Am 26. Mai wählen die Michendorfer auch neue Ortsbeiräte für alle sechs Ortsteile der Gemeinde. In Wilhelmshorst wird die CDU von Maria Overbeck angeführt. Für die SPD führt die Liste Marianne Baer an, sie stand zunächst auch als Bürgermeisterkandidatin im Gespräch. Die Grünen schicken Christoph Schulte ins Rennen, die AfD den Spitzenkandidat Peer Dorow.

Die FDP macht mit Mario Schüning Wahlkampf. Die längste Kandidatenliste bietet die Initiativgruppe für Wilhelmshorst mit Gerd Sommerlatte an der Spitze. Für den Ortsbeirat in Michendorf geht Andreas Henning für die CDU ins Rennen, die SPD stellt Karsten Tischer auf. Die Linke will mit dem Michendorfer Peter Pilling punkten, die FDP mit ihrem Urgestein Hartmut Besch. Ingo Heymann will um Stimmen für die Grünen in Michendorf werben. Die UWG hat Silvia Zander, die derzeit die Gemeindevertretung leitet, an der Spitze. Die meisten Kandidaten (10) stellt das Bündnis für Michendorf, auch hier Spitzenkandidatin Claudia Nowka auf Listenplatz 1. Als Einzelkandidatin tritt Janet Frisch-Petrasch an. In Wildenbruch will Roland Syring Stimmen für die CDU holen, die SPD ernennt Andrea Heiser-Reichert. Die Linke hat nur eine Kandidatin, Roswitha Huth. Die Grünen schicken Günther Schiemann ins Rennen. Für die FDP tritt Sabine Crippa an. Die FBL werben mit Ronald Krebs. Das Bündnis für Michendorf mit dem Gemeindevertreter Ralf Jechow. Zwei Einzelkandidaten gibt es in Wildenbruch: Rolf Siwula und den Arzt Henry Rübe.

Die Zahl der antretenden Parteien fällt in den kleinen drei Ortsteilen deutlich geringer aus. So hat in Langerwisch die CDU nur zwei Kandidaten, darunter Mario Heere. Die SPD wirbt mit Otto Käthe. Die Linke mit Peter Neuer.
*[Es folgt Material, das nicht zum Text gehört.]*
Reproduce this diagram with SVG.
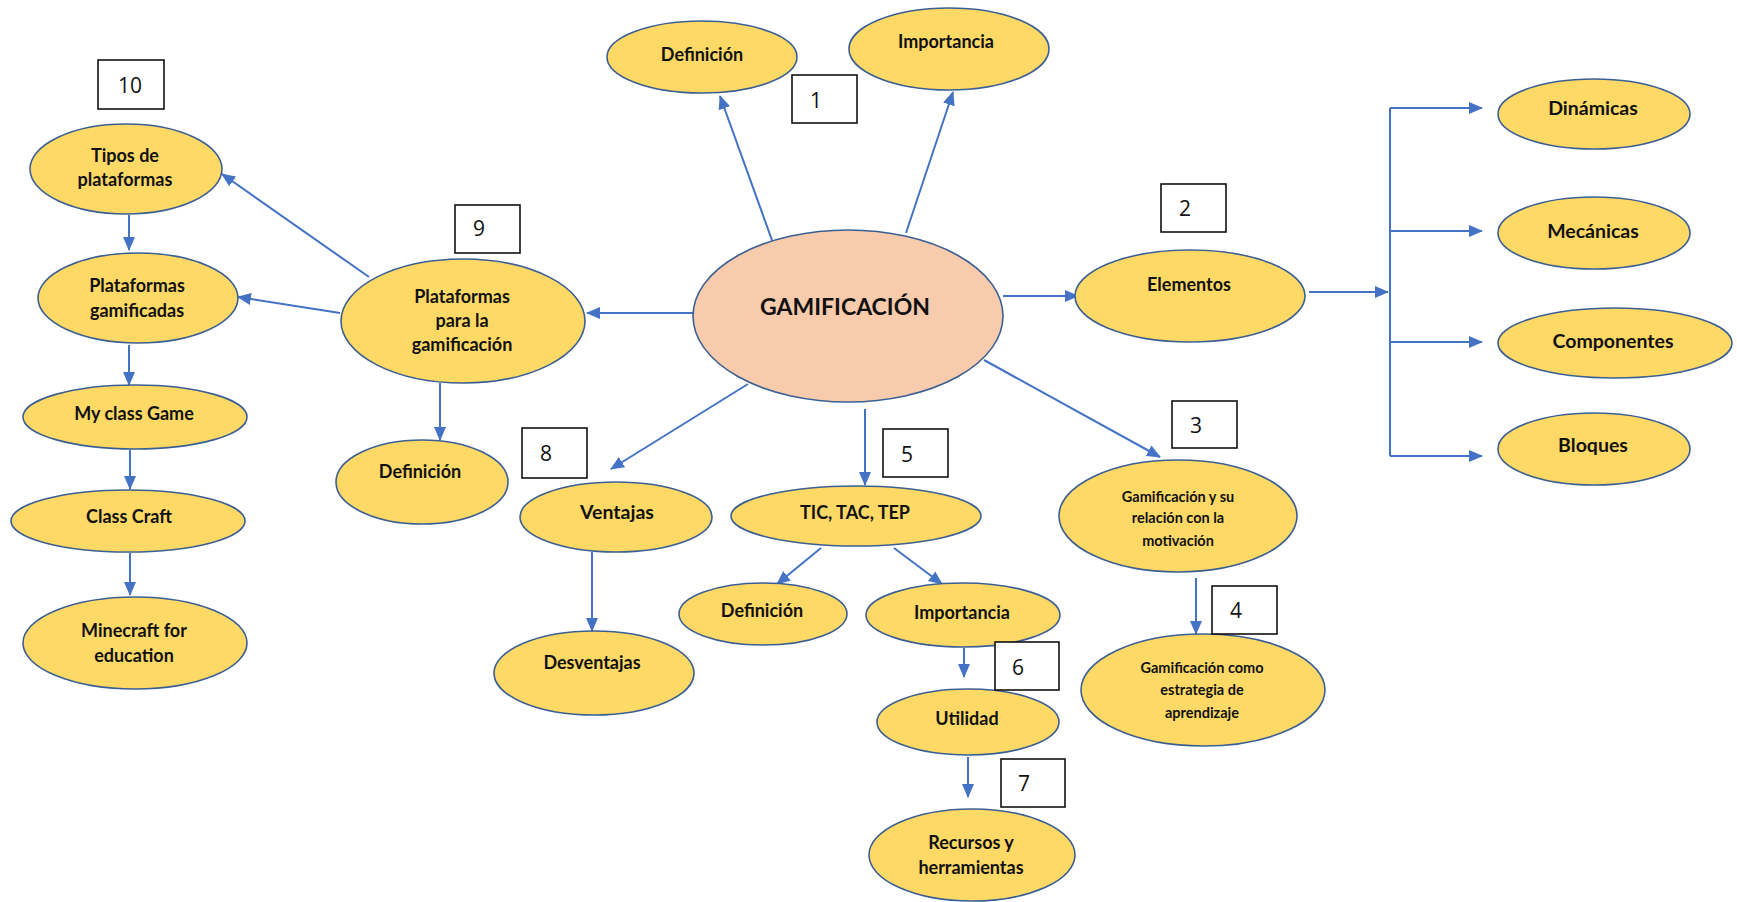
<svg xmlns="http://www.w3.org/2000/svg" width="1737" height="902" viewBox="0 0 1737 902">
  <style>
    .node ellipse { fill: #FFD966; stroke: #3B5F93; stroke-width: 1.6; }
    .node.core ellipse { fill: #F8CBAD; }
    .node text { font-family: Lato, "Liberation Sans", sans-serif; font-weight: 700; font-size: 18px; fill: #111; text-anchor: middle; dominant-baseline: central; }
    .node text.sm { font-size: 14.5px; }
    .node text.lg { font-size: 19.5px; }
    .node text.title { font-size: 23px; }
    .tag rect { fill: #fff; stroke: #111; stroke-width: 1.6; }
    .tag text { font-family: "Open Sans", "Liberation Sans", sans-serif; font-size: 21px; fill: #111; text-anchor: middle; dominant-baseline: central; }
    .links line, .links path { stroke: #4472C4; stroke-width: 2; fill: none; }
    .links .arr { marker-end: url(#tip); }
  </style>
  <defs>
    <marker id="tip" markerUnits="userSpaceOnUse" markerWidth="14" markerHeight="14" viewBox="0 0 14 14" refX="13" refY="7" orient="auto">
      <path d="M0,1 L14,7 L0,13 Z" fill="#4472C4"/>
    </marker>
  </defs>
  <rect width="1737" height="902" fill="#fff"/>

  <!-- connectors -->
  <g class="links">
    <line class="arr" x1="773" y1="243" x2="720" y2="96"/>
    <line class="arr" x1="906" y1="233" x2="953" y2="92"/>
    <line class="arr" x1="693" y1="313" x2="587" y2="313"/>
    <line class="arr" x1="1003" y1="296" x2="1078" y2="296"/>
    <line class="arr" x1="1309" y1="292" x2="1388" y2="292"/>
    <line x1="1390" y1="108" x2="1390" y2="456"/>
    <line class="arr" x1="1390" y1="108" x2="1482" y2="108"/>
    <line class="arr" x1="1390" y1="231" x2="1482" y2="231"/>
    <line class="arr" x1="1390" y1="342" x2="1482" y2="342"/>
    <line class="arr" x1="1390" y1="456" x2="1482" y2="456"/>
    <line class="arr" x1="984" y1="360" x2="1160" y2="457"/>
    <line class="arr" x1="748" y1="384" x2="611" y2="469"/>
    <line class="arr" x1="865" y1="409" x2="865" y2="485"/>
    <line class="arr" x1="821" y1="548" x2="777" y2="584"/>
    <line class="arr" x1="894" y1="548" x2="942" y2="584"/>
    <line class="arr" x1="964" y1="648" x2="964" y2="677"/>
    <line class="arr" x1="968" y1="757" x2="968" y2="797"/>
    <line class="arr" x1="1196" y1="578" x2="1196" y2="634"/>
    <line class="arr" x1="592" y1="552" x2="592" y2="631"/>
    <line class="arr" x1="440" y1="383" x2="440" y2="440"/>
    <line class="arr" x1="369" y1="277" x2="222" y2="174"/>
    <line class="arr" x1="340" y1="313" x2="238" y2="297"/>
    <line class="arr" x1="129" y1="215" x2="129" y2="250"/>
    <line class="arr" x1="129" y1="345" x2="129" y2="385"/>
    <line class="arr" x1="130" y1="450" x2="130" y2="489"/>
    <line class="arr" x1="130" y1="553" x2="130" y2="595"/>
  </g>

  <!-- central concept -->
  <g id="gamificacion" class="node core">
    <ellipse cx="848" cy="316" rx="155" ry="86"/>
    <text class="title" x="845" y="306">GAMIFICACIÓN</text>
  </g>

  <!-- branch 1 -->
  <g id="definicion-top" class="node">
    <ellipse cx="702" cy="57" rx="95" ry="36"/>
    <text x="702" y="54">Definición</text>
  </g>
  <g id="importancia-top" class="node">
    <ellipse cx="949" cy="49" rx="100" ry="41"/>
    <text x="946" y="41">Importancia</text>
  </g>

  <!-- branch 2 -->
  <g id="elementos" class="node">
    <ellipse cx="1190" cy="296" rx="115" ry="46"/>
    <text x="1189" y="284">Elementos</text>
  </g>
  <g id="dinamicas" class="node">
    <ellipse cx="1594" cy="114" rx="96" ry="35"/>
    <text class="lg" x="1593" y="107">Dinámicas</text>
  </g>
  <g id="mecanicas" class="node">
    <ellipse cx="1594" cy="233" rx="96" ry="36"/>
    <text class="lg" x="1593" y="230">Mecánicas</text>
  </g>
  <g id="componentes" class="node">
    <ellipse cx="1615" cy="343" rx="117" ry="35"/>
    <text class="lg" x="1613" y="340">Componentes</text>
  </g>
  <g id="bloques" class="node">
    <ellipse cx="1594" cy="449" rx="96" ry="36"/>
    <text class="lg" x="1593" y="444">Bloques</text>
  </g>

  <!-- branches 3 and 4 -->
  <g id="motivacion" class="node">
    <ellipse cx="1178" cy="516" rx="119" ry="56"/>
    <text class="sm" x="1178" y="496">Gamificación y su</text>
    <text class="sm" x="1178" y="517">relación con la</text>
    <text class="sm" x="1178" y="540">motivación</text>
  </g>
  <g id="estrategia" class="node">
    <ellipse cx="1203" cy="690" rx="122" ry="56"/>
    <text class="sm" x="1202" y="667">Gamificación como</text>
    <text class="sm" x="1202" y="689">estrategia de</text>
    <text class="sm" x="1202" y="712">aprendizaje</text>
  </g>

  <!-- branches 5 to 7 -->
  <g id="tic" class="node">
    <ellipse cx="856" cy="516" rx="125" ry="30"/>
    <text x="855" y="512">TIC, TAC, TEP</text>
  </g>
  <g id="definicion-tic" class="node">
    <ellipse cx="763" cy="614" rx="84" ry="31"/>
    <text x="762" y="610">Definición</text>
  </g>
  <g id="importancia-tic" class="node">
    <ellipse cx="963" cy="615" rx="97" ry="32"/>
    <text x="962" y="612">Importancia</text>
  </g>
  <g id="utilidad" class="node">
    <ellipse cx="968" cy="722" rx="91" ry="33"/>
    <text x="967" y="718">Utilidad</text>
  </g>
  <g id="recursos" class="node">
    <ellipse cx="972" cy="855" rx="103" ry="46"/>
    <text x="971" y="842">Recursos y</text>
    <text x="971" y="867">herramientas</text>
  </g>

  <!-- branch 8 -->
  <g id="ventajas" class="node">
    <ellipse cx="616" cy="517" rx="96" ry="35"/>
    <text class="lg" x="617" y="511">Ventajas</text>
  </g>
  <g id="desventajas" class="node">
    <ellipse cx="594" cy="673" rx="100" ry="42"/>
    <text x="592" y="662">Desventajas</text>
  </g>

  <!-- branches 9 and 10 -->
  <g id="plataformas" class="node">
    <ellipse cx="463" cy="321" rx="122" ry="62"/>
    <text x="462" y="296">Plataformas</text>
    <text x="462" y="320">para la</text>
    <text x="462" y="344">gamificación</text>
  </g>
  <g id="definicion-plat" class="node">
    <ellipse cx="422" cy="482" rx="86" ry="42"/>
    <text x="420" y="471">Definición</text>
  </g>
  <g id="tipos" class="node">
    <ellipse cx="126" cy="169" rx="96" ry="45"/>
    <text x="125" y="155">Tipos de</text>
    <text x="125" y="179">plataformas</text>
  </g>
  <g id="gamificadas" class="node">
    <ellipse cx="138" cy="298" rx="100" ry="45"/>
    <text x="137" y="285">Plataformas</text>
    <text x="137" y="310">gamificadas</text>
  </g>
  <g id="myclassgame" class="node">
    <ellipse cx="135" cy="417" rx="112" ry="32"/>
    <text x="134" y="413">My class Game</text>
  </g>
  <g id="classcraft" class="node">
    <ellipse cx="128" cy="521" rx="117" ry="31"/>
    <text x="129" y="516">Class Craft</text>
  </g>
  <g id="minecraft" class="node">
    <ellipse cx="135" cy="643" rx="112" ry="46"/>
    <text x="134" y="630">Minecraft for</text>
    <text x="134" y="655">education</text>
  </g>

  <!-- numbered tags -->
  <g id="tag1" class="tag"><rect x="792" y="75" width="65" height="48"/><text x="816" y="100">1</text></g>
  <g id="tag2" class="tag"><rect x="1161" y="184" width="65" height="48"/><text x="1185" y="208">2</text></g>
  <g id="tag3" class="tag"><rect x="1172" y="401" width="65" height="47"/><text x="1196" y="425">3</text></g>
  <g id="tag4" class="tag"><rect x="1212" y="586" width="65" height="48"/><text x="1236" y="610">4</text></g>
  <g id="tag5" class="tag"><rect x="883" y="429" width="65" height="48"/><text x="907" y="454">5</text></g>
  <g id="tag6" class="tag"><rect x="995" y="642" width="64" height="48"/><text x="1018" y="667">6</text></g>
  <g id="tag7" class="tag"><rect x="1001" y="759" width="64" height="48"/><text x="1024" y="783">7</text></g>
  <g id="tag8" class="tag"><rect x="522" y="428" width="65" height="50"/><text x="546" y="453">8</text></g>
  <g id="tag9" class="tag"><rect x="455" y="205" width="65" height="48"/><text x="479" y="228">9</text></g>
  <g id="tag10" class="tag"><rect x="98" y="60" width="66" height="49"/><text x="130" y="85">10</text></g>
</svg>
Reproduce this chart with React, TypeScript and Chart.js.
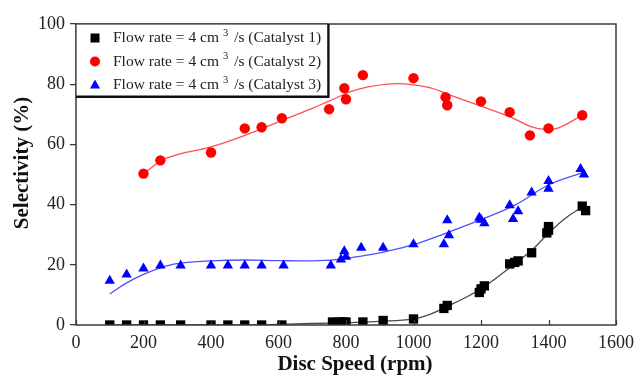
import React, { useEffect, useRef } from 'react';
import { Chart, registerables } from 'chart.js';

Chart.register(...registerables);

// Measured selectivity (%) against disc speed (rpm) for each catalyst
const speedCat1 = [100, 150, 200, 250, 310, 400, 450, 500, 550, 610, 760, 780, 790, 800, 850, 910, 1000, 1090, 1100, 1195, 1200, 1210, 1285, 1300, 1310, 1350, 1395, 1400, 1400, 1500, 1510];
const selCat1 = [0, 0, 0, 0, 0, 0, 0, 0, 0, 0, 1, 1, 1, 1, 1, 1.5, 2, 5.5, 6.5, 10.8, 12, 13, 20.3, 20.8, 21.3, 24, 30.6, 32.7, 31.5, 39.5, 38];

const speedCat2 = [200, 250, 400, 500, 550, 610, 750, 795, 800, 850, 1000, 1095, 1100, 1200, 1285, 1345, 1400, 1500];
const selCat2 = [50.3, 54.7, 57.3, 65.3, 65.7, 68.7, 71.7, 78.7, 75, 83, 82, 75.7, 73, 74.3, 70.7, 63, 65.3, 69.7];

const speedCat3 = [100, 150, 200, 250, 310, 400, 450, 500, 550, 615, 755, 785, 795, 800, 845, 910, 1000, 1090, 1100, 1105, 1195, 1200, 1210, 1285, 1295, 1310, 1350, 1400, 1400, 1495, 1505];
const selCat3 = [14.7, 16.8, 18.8, 19.8, 19.8, 19.8, 19.8, 19.8, 19.8, 19.8, 19.8, 21.8, 24.5, 22.7, 25.7, 25.7, 26.8, 26.8, 34.8, 29.8, 35.6, 35, 33.8, 39.8, 35.2, 37.8, 44, 47.8, 45.3, 51.8, 50];

// Trend lines, sampled along each fitted curve
const trendSpeed1 = [100, 300, 500, 600, 700, 800, 900, 1000, 1050, 1100, 1150, 1200, 1250, 1300, 1350, 1400, 1450, 1500];
const trendSel1 = [0, 0, 0, 0.2, 0.5, 0.8, 1.2, 2, 3.6, 6.2, 8.9, 12, 16, 20.3, 24.8, 30.5, 35.5, 39.2];

const trendSpeed2 = [200, 270, 400, 500, 600, 700, 750, 835, 950, 1050, 1100, 1200, 1290, 1350, 1390, 1430, 1500];
const trendSel2 = [50.3, 55.5, 59.2, 63, 67.5, 72, 74.4, 78.3, 80.2, 78.8, 76.7, 72.7, 69, 65.8, 65, 65.5, 69.7];

const trendSpeed3 = [100, 150, 200, 250, 300, 400, 500, 600, 700, 770, 850, 900, 1000, 1100, 1200, 1300, 1400, 1500];
const trendSel3 = [10.3, 14, 16.8, 19, 20.4, 21.3, 21.6, 21.4, 21.3, 21.7, 23, 24, 26.7, 30.7, 35, 39.8, 46.5, 50.6];

const seriesNames = ['Catalyst 1', 'Catalyst 2', 'Catalyst 3'];
const markerColors = ['#000000', '#ff0000', '#0000ff'];
const trendColors = ['#4a4a4a', '#ff5050', '#5050ff'];
const markerShapes = ['rect', 'circle', 'triangle'];

const xTicks = [0, 200, 400, 600, 800, 1000, 1200, 1400, 1600];
const xTitle = 'Disc Speed (rpm)';
const yTitle = 'Selectivity (%)';

const SERIF = '"Liberation Serif", "Times New Roman", serif';
const AXIS_COLOR = '#3a3a3a';

const pairs = (xs: number[], ys: number[]) => xs.map((x, i) => ({ x, y: ys[i] }));

function drawMarker(ctx: CanvasRenderingContext2D, shape: string, x: number, y: number, color: string) {
  ctx.fillStyle = color;
  ctx.beginPath();
  if (shape === 'rect') {
    ctx.rect(x - 4.5, y - 4.5, 9, 9);
  } else if (shape === 'circle') {
    ctx.arc(x, y, 5, 0, Math.PI * 2);
  } else {
    ctx.moveTo(x, y - 5.5);
    ctx.lineTo(x + 5, y + 3.5);
    ctx.lineTo(x - 5, y + 3.5);
    ctx.closePath();
  }
  ctx.fill();
}

const framePlugin = {
  id: 'frameAndLegend',
  afterDraw(chart: any) {
    const { ctx, chartArea } = chart;
    const { left, right, top, bottom } = chartArea;
    const xScale = chart.scales.x;
    ctx.save();

    // plot frame
    ctx.strokeStyle = AXIS_COLOR;
    ctx.lineWidth = 1.5;
    ctx.strokeRect(left, top, right - left, bottom - top);

    // x ticks pointing into the plot
    ctx.beginPath();
    xTicks.forEach((v) => {
      const px = Math.round(xScale.getPixelForValue(v)) + 0.5;
      ctx.moveTo(px, bottom);
      ctx.lineTo(px, bottom - 5);
    });
    ctx.lineWidth = 1.2;
    ctx.stroke();

    // axis titles
    ctx.fillStyle = '#111';
    ctx.font = `bold 21px ${SERIF}`;
    ctx.textAlign = 'center';
    ctx.textBaseline = 'middle';
    ctx.fillText(xTitle, 355, 365);
    ctx.save();
    ctx.translate(23, 163);
    ctx.rotate(-Math.PI / 2);
    ctx.fillText(yTitle, 0, 0);
    ctx.restore();

    // legend box
    const bx = left, by = top, bw = 252, bh = 72;
    ctx.fillStyle = '#ffffff';
    ctx.fillRect(bx, by, bw, bh);
    ctx.strokeStyle = AXIS_COLOR;
    ctx.lineWidth = 1.2;
    ctx.strokeRect(bx, by, bw, bh);
    ctx.strokeStyle = '#111';
    ctx.lineWidth = 2.2;
    ctx.beginPath();
    ctx.moveTo(bx + bw + 0.5, by);
    ctx.lineTo(bx + bw + 0.5, by + bh + 1);
    ctx.lineTo(bx, by + bh + 1);
    ctx.stroke();

    const rowY = [38, 61.5, 85];
    seriesNames.forEach((name, i) => {
      const y = rowY[i];
      drawMarker(ctx, markerShapes[i], 95, y, markerColors[i]);
      ctx.fillStyle = '#222';
      ctx.textAlign = 'left';
      ctx.textBaseline = 'middle';
      ctx.font = `15.5px ${SERIF}`;
      let tx = 113;
      const head = 'Flow rate = 4 cm';
      ctx.fillText(head, tx, y);
      tx += ctx.measureText(head).width + 4;
      ctx.font = `10.5px ${SERIF}`;
      ctx.fillText('3', tx, y - 5);
      tx += ctx.measureText('3').width + 2;
      ctx.font = `15.5px ${SERIF}`;
      ctx.fillText(` /s (${name})`, tx, y);
    });

    ctx.restore();
  },
};

export default function App() {
  const canvasRef = useRef<HTMLCanvasElement>(null);

  useEffect(() => {
    const canvas = canvasRef.current;
    if (!canvas) return;

    const scatterSets = [
      { xs: speedCat1, ys: selCat1, radius: 6.6 },
      { xs: speedCat2, ys: selCat2, radius: 5.2 },
      { xs: speedCat3, ys: selCat3, radius: 6 },
    ].map((s, i) => ({
      type: 'scatter' as const,
      label: seriesNames[i],
      data: pairs(s.xs, s.ys),
      pointStyle: markerShapes[i],
      pointRadius: s.radius,
      pointBackgroundColor: markerColors[i],
      pointBorderWidth: 0,
      showLine: false,
      order: 1,
    }));

    const trendSets = [
      pairs(trendSpeed1, trendSel1),
      pairs(trendSpeed2, trendSel2),
      pairs(trendSpeed3, trendSel3),
    ].map((data, i) => ({
      type: 'line' as const,
      label: `${seriesNames[i]} trend`,
      data,
      borderColor: trendColors[i],
      borderWidth: 1.3,
      pointRadius: 0,
      tension: 0.4,
      fill: false,
      order: 2,
    }));

    const chart = new Chart(canvas, {
      type: 'scatter',
      data: { datasets: [...trendSets, ...scatterSets] as any },
      options: {
        responsive: false,
        animation: false,
        devicePixelRatio: 1,
        layout: { padding: { top: 24, right: 22, left: 0, bottom: 0 } },
        plugins: { legend: { display: false }, tooltip: { enabled: false } },
        scales: {
          x: {
            type: 'linear',
            min: 0,
            max: 1600,
            afterFit: (s: any) => { s.height = 56; },
            ticks: {
              stepSize: 200,
              autoSkip: false,
              maxRotation: 0,
              padding: 7,
              color: '#222',
              font: { family: SERIF, size: 18 },
              callback: (v: any) => String(v),
            },
            grid: { display: true, drawOnChartArea: false, drawTicks: false },
            border: { display: false },
          },
          y: {
            type: 'linear',
            min: 0,
            max: 100,
            afterFit: (s: any) => { s.width = 76; },
            ticks: {
              stepSize: 20,
              padding: 5,
              color: '#222',
              font: { family: SERIF, size: 18 },
              callback: (v: any) => String(v),
            },
            grid: { display: true, drawOnChartArea: false, drawTicks: true, tickLength: 6, color: AXIS_COLOR, lineWidth: 1.3 },
            border: { display: false },
          },
        },
      },
      plugins: [framePlugin],
    });

    return () => chart.destroy();
  }, []);

  return (
    <div style={{ position: 'fixed', left: 0, top: 0, width: 641, height: 381, background: '#ffffff' }}>
      <canvas ref={canvasRef} width={641} height={381} style={{ display: 'block', width: 641, height: 381 }} />
    </div>
  );
}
Björn Grüneberg tritt für die Grünen an. Anette Riedel für die FDP. Lang ist die Liste der Langerwischer, mit ihrem Kandidat und Ortsvorsteher Wolfgang Kroll.

In Fresdorf tritt für die CDU Manfred Imme an, die Grüne Ulrike Wunderlich und Knut Ewert für die AfD. Die Fresdorfer Interessengemeinschaft mit Bernd Hermann hat die meisten Kandidaten.

Zuletzt nach Stücken: Dort kandidiert für die CDU der Gemeindevertreter Jens Schreinicke, für die SPD Peter Winkelmann. Die Grünen vertritt Stephan Hoffstadt, Udo Plauschinat die FDP. Das Bündnis für Michendorf setzt auf Udo Grötzner. Die Stückener Bürger wollen mit Ortsvorsteher Udo Reich punkten.